The report showed the non-hydrocarbon sector surged by about 8.3 per cent while the oil sector slumped by nearly 12.7 per cent because of a cut of more than 200,000 bpd in the country’s crude output in line with a collective agreement by the 12-nation Opec to trim supplies to keep prices firm.
In current prices, the UAE’s GDP shrank by around 2.1 per cent to Dh914.3 billion in 2009 from a record Dh934.3bn in 2008 mainly because of a decline in oil prices to an average $60 last year from about $95 a barrel in 2008. The report noted that the economy maintained its upward trend in 2009 largely due to a massive increase in public spending despite lower oil export earnings.
From around Dh254bn in 2008, the consolidated financial account, involving the federal budget and spending by each emirate, grew by nearly 14 per cent to a record high of about Dh289bn in 2009.
“This increase in government expenditure occurred at a time when government revenue fell by a massive 35 per cent from Dh450.3bn in 2008 to Dh292.6bn in 2009 due to lower oil prices and losses in investments abroad.”
The ministry warned that a continuation of the expansionary fiscal policy triggered by the global crisis could stoke inflation again.
“These expansionary policies have the potential to create inflationary pressures as economic activity picks up and profitability increases, especially in the subdued real estate market with the potential of creating renewed bubbles. The global economic recovery, especially in China and more recently in the US, has also put upward pressure on oil prices with potential inflationary effects on the UAE as oil revenues are increased further resulting in large capital inflows which would increase liquidity and drive consumer spending and investment,” it said.
“For all these reasons, the authorities must be careful in their exit strategies by ensuring that an appropriate dose of stimulus is given to the economy such that inflationary pressures are checked and excessive spending is restricted.”

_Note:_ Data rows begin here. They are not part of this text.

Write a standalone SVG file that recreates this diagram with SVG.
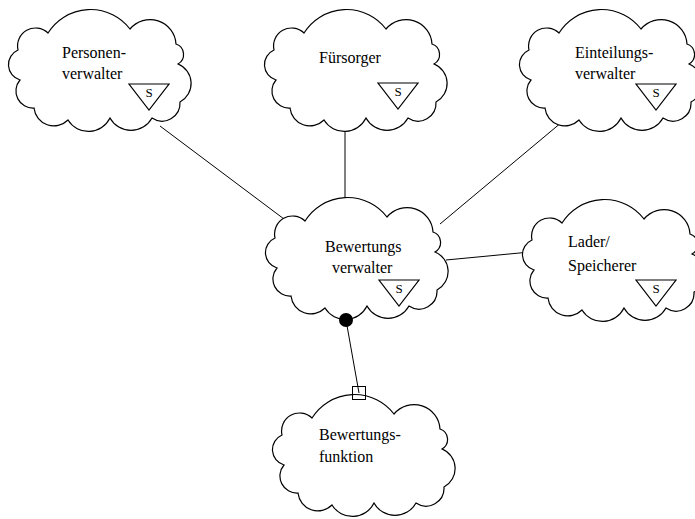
<svg xmlns="http://www.w3.org/2000/svg" xmlns:xlink="http://www.w3.org/1999/xlink" width="695" height="519" viewBox="0 0 695 519">
  <style>
    .cloud { fill: #ffffff; stroke: #000000; stroke-width: 1.2; }
    .conn { stroke: #000000; stroke-width: 1; fill: none; }
    .label { font-size: 16px; fill: #000000; }
    .tri { fill: #ffffff; stroke: #000000; stroke-width: 1.2; }
    .tri-s { font-size: 13px; fill: #000000; text-anchor: middle; }
  </style>
  <defs>
    <!-- Booch class cloud, local box about 182 x 120 -->
    <path id="cloud" class="cloud" d="M 8,42
      A 18,18 0 0 1 38,25
      A 50,50 0 0 1 120,21
      A 26,26 0 0 1 166,36
      A 11,11 0 0 1 168,56
      A 21,21 0 0 1 170,94
      A 18,18 0 0 1 142,110
      A 24,24 0 0 1 100,110
      A 24,24 0 0 1 58,112
      A 20,20 0 0 1 24,100
      A 17,17 0 0 1 10,72
      A 16,16 0 0 1 8,42 Z"/>
    <!-- static class adornment -->
    <g id="static">
      <path class="tri" d="M -20,0 L 20,0 L 0,26 Z"/>
      <text class="tri-s" x="0" y="13" font-family="Liberation Serif, DejaVu Serif, serif">S</text>
    </g>
  </defs>

  <g id="connectors">
    <line class="conn" x1="160" y1="126" x2="288" y2="222"/>
    <line class="conn" x1="345" y1="127" x2="345" y2="200"/>
    <line class="conn" x1="562" y1="122" x2="440" y2="224"/>
    <line class="conn" x1="446" y1="260" x2="530" y2="252"/>
    <line class="conn" x1="346" y1="320" x2="359" y2="393"/>
  </g>

  <g font-family="Liberation Serif, DejaVu Serif, serif">
    <g id="personenverwalter">
      <use xlink:href="#cloud" transform="translate(10,8)"/>
      <text class="label" x="62" y="58">Personen-</text>
      <text class="label" x="62" y="79">verwalter</text>
      <use xlink:href="#static" transform="translate(149,84)"/>
    </g>

    <g id="fuersorger">
      <use xlink:href="#cloud" transform="translate(266,8)"/>
      <text class="label" x="319" y="63">Fürsorger</text>
      <use xlink:href="#static" transform="translate(398,83)"/>
    </g>

    <g id="einteilungsverwalter">
      <use xlink:href="#cloud" transform="translate(521,8)"/>
      <text class="label" x="575" y="58">Einteilungs-</text>
      <text class="label" x="575" y="79">verwalter</text>
      <use xlink:href="#static" transform="translate(656,84)"/>
    </g>

    <g id="bewertungsverwalter">
      <use xlink:href="#cloud" transform="translate(267,196)"/>
      <text class="label" x="325" y="252">Bewertungs</text>
      <text class="label" x="332" y="273">verwalter</text>
      <use xlink:href="#static" transform="translate(399,280)"/>
    </g>

    <g id="lader-speicherer">
      <use xlink:href="#cloud" transform="translate(524,198)"/>
      <text class="label" x="568" y="247">Lader/</text>
      <text class="label" x="568" y="271">Speicherer</text>
      <use xlink:href="#static" transform="translate(656,280)"/>
    </g>

    <g id="bewertungsfunktion">
      <use xlink:href="#cloud" transform="translate(274,393)"/>
      <text class="label" x="319" y="440">Bewertungs-</text>
      <text class="label" x="319" y="462">funktion</text>
    </g>
  </g>

  <!-- relationship adornments: filled circle at the user end, square at the used end -->
  <g id="adornments">
    <circle cx="346" cy="320" r="7" fill="#000000"/>
    <rect x="352.5" y="386.5" width="13" height="13" fill="none" stroke="#000000" stroke-width="1"/>
  </g>
</svg>
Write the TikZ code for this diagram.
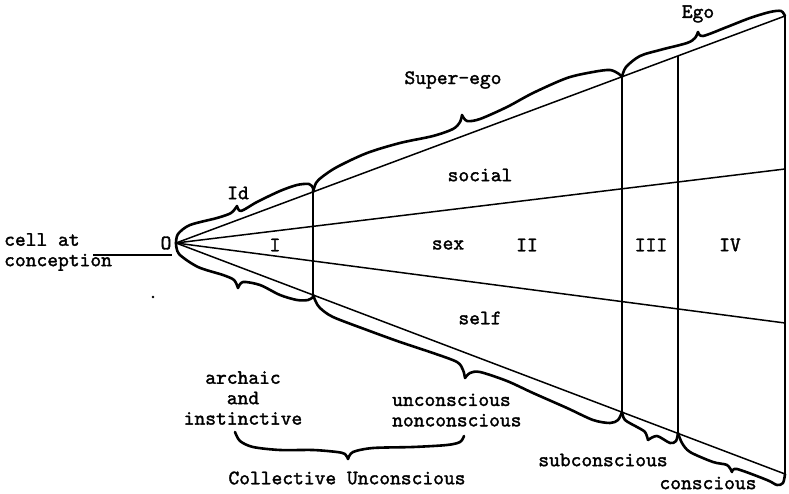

The report noticed what it described as some indications that inflation is exhibiting an “increasing trend as reflected in the increase in the global price of basic foodstuffs, steel, and building materials which will lead to higher UAE import bill, which, in turn, will be reflected in a rise in domestic prices”.
“Taking into account these developments, the rate of inflation is expected to be above the level estimated at 1-1.5 per cent by the end of 2010.”
In its latest forecasts about the UAE released yesterday, the Saudi American Bank Group (Samba), said the country’s economy is recovering despite the eurozone crisis.
It projected real GDP growth in the UAE at around two per cent this year, adding that the private sector remained stifled by tight bank credit. “Despite the recent turmoil in financial markets the global economy is recovering, and while European growth may falter, we do not think financial strains will spill into a double dip global recession. In this context, oil prices are still expected to average $75 this year and $80 next. This will help support strong oil revenues and bolster confidence in the UAE,” Samba said.
“While Abu Dhabi’s oil wealth will support sustained public investment activity, limited credit availability will constrain private sector growth. The impact of the DW restructuring is likely to be manageable, but UAE banks remain concerned over deteriorating asset quality and many continue to face funding constraints.”